来シーズンからのレギュレーション変更により、ケンツGSX-R1000プロトマシンでのレース参加はこの鈴鹿2&4が最後となる。チームはこの最後を優勝で飾るべく、新作のカムシャフトとピストンを組み込んだ最終スペック仕様のエンジンを鈴鹿に持ち込んだ。
 金曜日の走行は残念ながら1日中雨。そんな悪コンデションの中、周回を重ねる北川はこのニュースペックエンジンに好感触を持つ。 「とくに高回転のフィーリングがいい。今までのより確実に速いですよ」言葉どおりこの日は総合4番手で走行を終えた。
 翌土曜日、天候はなんとか持ち直すが、風が強く実際の気温よりも体感温度は低い。午前中の1回目予選は、ところどころにウェットパッチが残るコンデションで行なわれた。

ところが強風と低温のためか、思ったほど全体的にタイムは上がらない。

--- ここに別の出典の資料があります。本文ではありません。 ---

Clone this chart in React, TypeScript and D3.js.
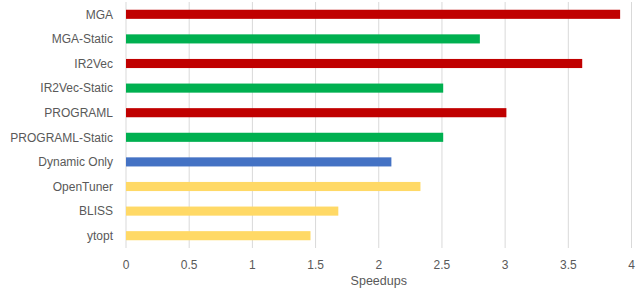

それは北川も同様で、何度もピットイン、ピットアウトを繰り返し、セットアップに励むが思うような走りが出来なかったようだ。
 結局1回めの予選は6番手で終了。午後の予選2回目でもこの路面状況は変わらずで、さらに一段と風が強くなってくる始末。北川は2分8秒534までタイムアップするが、最終的になんとか2列目を確保する、8番手で予選を終了した。
 「全然路面にグリップ感がない。ホイルスピンしっぱなしというか、とにかく路面状況に合ったセットを見つけられなかった。みんなも苦労しているようだけど…」

 決勝日は秋晴れの晴天。だが昨日からの北風はおさまらず、気温は10度前後という寒さだ。朝のフリー走行でいろいろとセットを変えてみるものの、正解は見つからず。だが決勝レースまでの短い時間にチームと北川はある決断をする。
 このままでは決勝レースを戦えないと判断し、思い切ってこれまでと全く違ったセッティングに振ったのだ。
 いわばギャンブルに出たわけである。

 決勝レース、北川は好スタートを切るものの、イン側スタートということもあって第1コーナーで集団に飲み込まれて8番手でS字に突入する。
 レースは2周目のスプーンでポールの梁選手が転倒し、続く130Rではホンダの玉田選手も転倒という波乱の序盤となる。北川はこの序盤でスズキの渡辺選手、ヨシムラの芹沢選手を次々と抜き、4位にポジションアップする。
 どうやらギャンブルには勝ったようである。そのまま中盤にかけてレースは膠着状態を迎える。

北川、最終戦で再び表彰をゲット

 トップにはスズキの加賀山選手、ヤマハの吉川、辻村選手のワークスがいて、その後に北川、芹沢、そして渡辺、モリワキのプロトマシンを操る奥野選手と続く。
 残り5周となった時点で北川はスパートをかけ、芹沢選手を引き離しにかかる。残り3周、なんと加賀山選手がマシントラブルで戦列を離れた。
 これで北川は3位に浮上し、さらに一時はジリジリと離されていた2位の辻村選手との差を、再び詰め始めた。だが残り周回も少なく、惜しくも北川は3位でチェッカー。今期3度目の総合表彰台に上った。

ケンツJトラスト&MOJO 北川選手
レース前の思い切ったセッティング変更が当たってよかった。ラッキーな面もあったけど、とにかく表彰台に上れてうれしい。スポンサーとチームスタッフ、そして応援してくれた人たちにお礼を言いたい。
ケンツJトラスト&MOJO 川島監督
最後にまた表彰台に上がってくれて満足している。今回はニュースペックエンジンを製作して持ち込み、これがうまく機能してくれた。北川はもちろん、チームスタッフも必死に頑張ってくれたおかげだと思う。 今期はワークスを相手に3度も表彰台に上がり、また8耐でも序盤にはトップも走れた。僕が言うのもなんだが、プライベーターとしてはよくやったと思う。とにかく今年1年を通じて温かく見守ってくれたスポンサーの方々にお礼を申し上げたい。